Members of provident funds and provident preservation funds have 12 months from 1 September 2024 to decide whether to join the two-pot system.

In terms of the 2024 Revenue Laws Amendment Bill (RLAB), if a member elects to opt in, a once-off seeding amount of 10% of the value of the vested component, capped at R30 000, will be calculated, and the date of seeding will be the last day of the month in which the election is made.

However, current legislation specifies that the seeding amount must be calculated based on the value of the member’s vested component on 31 August 2024.

The rules of some funds base the calculation on the value of the member’s vested component on 31 August 2024, while others stipulate the last day of the month during which the election was made. The FSCA has approved rules that provide for both approaches.
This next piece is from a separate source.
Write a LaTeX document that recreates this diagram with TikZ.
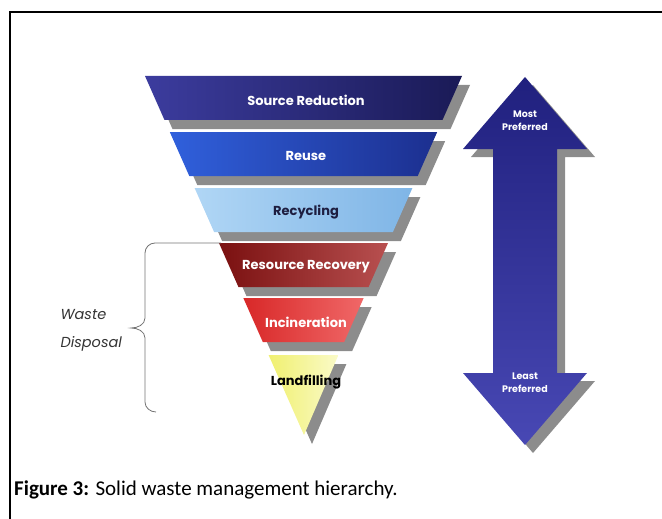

Fund administrators have implemented systems based on their approved rules, which have been communicated to fund members.

The 2025 draft RLAB proposes that the calculation of the seeding amount is based on the value of the member’s vested component “as at 31 August 2024 or last day of the month in which the election was made or as may be determined by the rules of the fund”. The allocation to the savings component must be “with effect from the last day of the month in which the election was made”.

National Treasury said the flexibility provided for in the proposed amendment will allow for alignment between the law and fund rules.

The deadline to comment on the draft 2025 RLAB is the close of business on 17 January 2025.

The Minister of Finance will table the draft Bill during the 2025 Budget Review.

The proposed amendment will apply retrospectively from 1 September 2024.